The question presented by the allegations of the complaint concerning Annie Belle Colburn, however, is readily distinguishable from the Cathey Lumber Company case. The testimony disclosed and the Board found that the date of the conversation between Superintendent Weaver and employee Colburn at which time the discrimination against her occurred was October 1, 1951. This event was subsequent to the filing and serving of the first charge and more than six months prior to the filing and serving of the amended charge whereas in the Cathey Lumber Company case all discriminatory actions occurred prior to the filing of the charge initiating the case. The present situation is much more nearly like Indiana Metal Products Corp. v. N.L. R.B., 7 Cir., 202 F.2d 613, 619, wherein the original charge filed by the union on May 2, 1950, alleged that the company was engaged in unfair labor practices in violation of sections 8(a) (1) and (3) of the Act by the discharge of three employees because of activities upon behalf of the union. An amended charge was filed December 29, 1950, which claimed violation of section 8(a) (1), (2), and (3) of the Act, and thereafter, on May 11, 1951, a complaint was issued which departed from the charge and amended charge to the extent that it alleged that on April 26, 1950, a supervisory employee, Lewis, questioned another named employee about her union activity and threatened her; and further, that about July 23, 1950, the company announced and granted benefits to its employees in the form of paid holidays and a group insurance program.
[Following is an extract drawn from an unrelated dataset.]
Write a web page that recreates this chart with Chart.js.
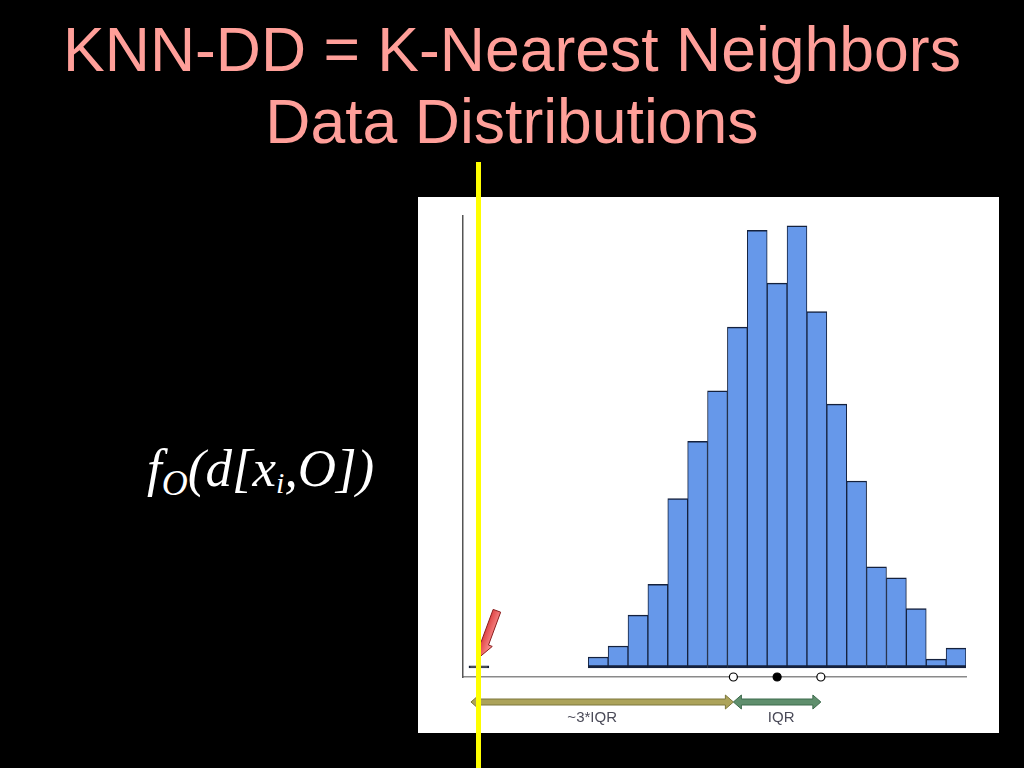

The court in holding that the Board was not justified in basing findings of unfair labor practices upon these two specific events which occurred subsequent to the filing of the first charge and more than six months prior to the filing and service of the amended charge had this to say:
"Courts have not hesitated to sustain allegations in Board complaints which were considerably wider in scope than the language contained in the charge. N.L.R.B. v. Kobritz, 1 Cir., 193 F.2d 8, 15; N.L.R.B. v. Kingston Cake Co., 3 Cir., 191 F.2d 563, 567. * * * Basing the complaint upon broad allegations in the charge may well, at times, be unfair to an employer, but such interpretation is required by the broad language of Sec. 10(b); `Whenever it is charged that any person has engaged in or is engaging in any such unfair labor practice, the Board * * * shall have power to issue and cause to be served upon such person a complaint stating the charges in that respect * * *.' However, one limitation has been adhered to. The Board is barred under Sec. 10(b) of the Act from enlarging or adding to the language of the charge so as to include unfair labor practices committed more than six months prior to the filing and serving of the charge. N.L.R.B. v. Globe Wireless, Ltd., 9 Cir., 193 F.2d 748, 752; Joanna Cotton Mills Co. v. N.L.R.B., 4 Cir., 176 F.2d 749, 754.
* * * * * *
"The testimony disclosed and the Board so found that the date of the conversation between foreman Lewis and employee Gilliland was after the middle of May, 1950. The Board also found that the date when the company announced its policy as to paid holidays was on June 20, 1950. Thus, each event was subsequent to the filing and the serving of the first charge and more than six months prior to the filing and serving of the amended charge. We hold that the Board was not warranted in basing a finding of unfair labor practice upon either of these occurrences."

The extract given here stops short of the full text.